- [Your goal] Copy everything in the data below exactly except the pictures.

- [Material]
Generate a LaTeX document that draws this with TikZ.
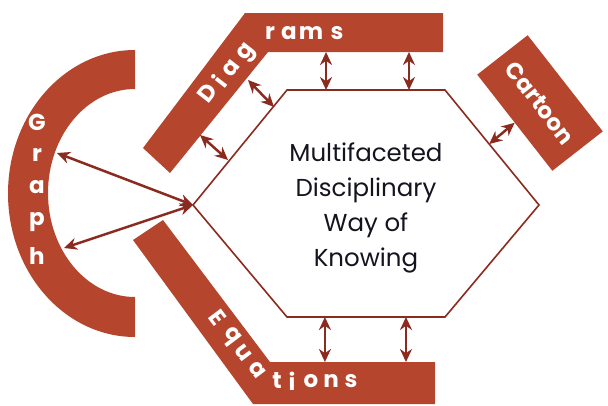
\documentclass[tikz,border=0pt]{standalone}
\usepackage{fontspec}
\setmainfont{Poppins}
\usepackage{tikz}
\usetikzlibrary{arrows.meta,positioning,calc}
\definecolor{rust}{HTML}{B5452C}
\definecolor{darkrust}{HTML}{8B2A1E}
\definecolor{ink}{HTML}{14141F}
\tikzstyle{band} = [fill=rust, draw=none]
\tikzstyle{lbl}  = [text=white, font=\bfseries\fontsize{23}{23}\selectfont, inner sep=0pt]
\tikzstyle{hex}  = [draw=darkrust, line width=1.6pt, line join=miter]
\tikzstyle{arr}  = [darkrust, line width=2.5pt, {Stealth[length=13pt,width=12pt]}-{Stealth[length=13pt,width=12pt]}]
\tikzstyle{core} = [ink, align=center, inner sep=0pt, font=\fontsize{24.5}{35}\selectfont]

\begin{document}
\begin{tikzpicture}
		[
			x=1pt, y=-1pt,
			box/.style={band, text=white, inner sep=0pt, font=\bfseries\fontsize{23}{23}\selectfont}
		]
		\useasboundingbox (0,0) rectangle (608,405);

		% hexagon
		\coordinate (hw)  at (193,205);
		\coordinate (hnw) at (287,90);
		\coordinate (hne) at (445,90);
		\coordinate (he)  at (539,205);
		\coordinate (hse) at (445,317);
		\coordinate (hsw) at (287,317);
		\draw[hex] (hw) -- (hnw) -- (hne) -- (he) -- (hse) -- (hsw) -- cycle;
		\node[core] (know) at (366,208) {Multifaceted\\Disciplinary\\Way of\\Knowing};

		% bands
		\coordinate (dgin) at (268,52);
		\coordinate (eqin) at (270,362);
		\fill[band] (245,13) -- (443,13) -- (443,52) -- (dgin) -- (170,173) -- (143,148) -- cycle;
		\fill[band] (163,220) -- (eqin) -- (435,362) -- (435,404) -- (253,404) -- (133,240) -- cycle;
		\fill[band] (135,50) arc[start angle=270, end angle=90, x radius=127, y radius=143.5]
			-- (135,297) arc[start angle=90, end angle=270, x radius=87, y radius=104] -- cycle;
		\node[box, rotate=-52, minimum width=122pt, minimum height=64pt] (cartoon) at (540,103) {Cartoon};

		% letters
		\foreach \c/\x/\y [count=\i] in {D/207/93, i/219/81, a/231/68, g/248/53}
			\node[lbl, rotate=52] (dg\i) at (\x,\y) {\c};
		\foreach \c/\x [count=\i] in {r/270, a/289, m/311, s/337}
			\node[lbl] (dh\i) at (\x,33) {\c};
		\foreach \c/\x/\y [count=\i] in {E/218/318, q/231/337, u/243/353, a/257/370}
			\node[lbl, rotate=-53] (eg\i) at (\x,\y) {\c};
		\foreach \c/\x [count=\i] in {t/277, i/292, o/311, n/331, s/351}
			\node[lbl] (eh\i) at (\x,381) {\c};
		\foreach \c/\y [count=\i] in {G/122, r/155, a/187, p/222, h/256}
			\node[lbl] (gr\i) at (37,\y) {\c};

		% arrows
		\coordinate (top1) at ($(hnw)!0.247!(hne)$);
		\coordinate (top2) at ($(hnw)!0.772!(hne)$);
		\coordinate (bot1) at ($(hsw)!0.24!(hse)$);
		\coordinate (bot2) at ($(hsw)!0.753!(hse)$);
		\draw[arr] (top1 |- dgin) -- (top1);
		\draw[arr] (top2 |- dgin) -- (top2);
		\draw[arr] (bot1) -- (bot1 |- eqin);
		\draw[arr] (bot2) -- (bot2 |- eqin);

		\coordinate (dg-a) at (248,80);
		\coordinate (hx-a) at (274,107);
		\coordinate (dg-b) at (200,135);
		\coordinate (hx-b) at (228,160);
		\draw[arr] (dg-a) -- (hx-a);
		\draw[arr] (dg-b) -- (hx-b);

		\draw[arr] (cartoon.south) -- ($(hne)!0.47!(he)$);

		\coordinate (gp-a) at (57,153);
		\coordinate (gp-b) at (64,248);
		\draw[arr] (gp-a) -- (hw);
		\draw[arr] (gp-b) -- (hw);
	\end{tikzpicture}
\end{document}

- [The result]
Generate a LaTeX document that draws this with TikZ.
\documentclass[tikz,border=0pt]{standalone}
\usepackage{fontspec}
\setmainfont{Poppins}
\usepackage{tikz}
\usetikzlibrary{arrows.meta,positioning,calc}
\definecolor{rust}{HTML}{B5452C}
\definecolor{darkrust}{HTML}{8B2A1E}
\definecolor{ink}{HTML}{14141F}
\tikzstyle{band} = [fill=rust, draw=none]
\tikzstyle{lbl}  = [text=white, font=\bfseries\fontsize{23}{23}\selectfont, inner sep=0pt]
\tikzstyle{hex}  = [draw=darkrust, line width=1.6pt, line join=miter]
\tikzstyle{arr}  = [darkrust, line width=2.5pt, {Stealth[length=13pt,width=12pt]}-{Stealth[length=13pt,width=12pt]}]
\tikzstyle{core} = [ink, align=center, inner sep=0pt, font=\fontsize{24.5}{35}\selectfont]

\begin{document}
\begin{tikzpicture}
		[
			x=1pt, y=-1pt,
			box/.style={band, text=white, inner sep=0pt, font=\bfseries\fontsize{23}{23}\selectfont}
		]
		\useasboundingbox (0,0) rectangle (608,405);

		% hexagon
		\coordinate (hw)  at (193,205);
		\coordinate (hnw) at (287,90);
		\coordinate (hne) at (445,90);
		\coordinate (he)  at (539,205);
		\coordinate (hse) at (445,317);
		\coordinate (hsw) at (287,317);
		\draw[hex] (hw) -- (hnw) -- (hne) -- (he) -- (hse) -- (hsw) -- cycle;
		\node[core] (know) at (366,208) {Multifaceted\\Disciplinary\\Way of\\Knowing};

		% bands
		\coordinate (dgin) at (268,52);
		\coordinate (eqin) at (270,362);
		\fill[band] (245,13) -- (443,13) -- (443,52) -- (dgin) -- (170,173) -- (143,148) -- cycle;
		\fill[band] (163,220) -- (eqin) -- (435,362) -- (435,404) -- (253,404) -- (133,240) -- cycle;
		\fill[band] (135,50) arc[start angle=270, end angle=90, x radius=127, y radius=143.5]
			-- (135,297) arc[start angle=90, end angle=270, x radius=87, y radius=104] -- cycle;
		\node[box, rotate=-52, minimum width=122pt, minimum height=64pt] (cartoon) at (540,103) {Cartoon};

		% letters
		\foreach \c/\x/\y [count=\i] in {D/207/93, i/219/81, a/231/68, g/248/53}
			\node[lbl, rotate=52] (dg\i) at (\x,\y) {\c};
		\foreach \c/\x [count=\i] in {r/270, a/289, m/311, s/337}
			\node[lbl] (dh\i) at (\x,33) {\c};
		\foreach \c/\x/\y [count=\i] in {E/218/318, q/231/337, u/243/353, a/257/370}
			\node[lbl, rotate=-53] (eg\i) at (\x,\y) {\c};
		\foreach \c/\x [count=\i] in {t/277, i/292, o/311, n/331, s/351}
			\node[lbl] (eh\i) at (\x,381) {\c};
		\foreach \c/\y [count=\i] in {G/122, r/155, a/187, p/222, h/256}
			\node[lbl] (gr\i) at (37,\y) {\c};

		% arrows
		\coordinate (top1) at ($(hnw)!0.247!(hne)$);
		\coordinate (top2) at ($(hnw)!0.772!(hne)$);
		\coordinate (bot1) at ($(hsw)!0.24!(hse)$);
		\coordinate (bot2) at ($(hsw)!0.753!(hse)$);
		\draw[arr] (top1 |- dgin) -- (top1);
		\draw[arr] (top2 |- dgin) -- (top2);
		\draw[arr] (bot1) -- (bot1 |- eqin);
		\draw[arr] (bot2) -- (bot2 |- eqin);

		\coordinate (dg-a) at (248,80);
		\coordinate (hx-a) at (274,107);
		\coordinate (dg-b) at (200,135);
		\coordinate (hx-b) at (228,160);
		\draw[arr] (dg-a) -- (hx-a);
		\draw[arr] (dg-b) -- (hx-b);

		\draw[arr] (cartoon.south) -- ($(hne)!0.47!(he)$);

		\coordinate (gp-a) at (57,153);
		\coordinate (gp-b) at (64,248);
		\draw[arr] (gp-a) -- (hw);
		\draw[arr] (gp-b) -- (hw);
	\end{tikzpicture}
\end{document}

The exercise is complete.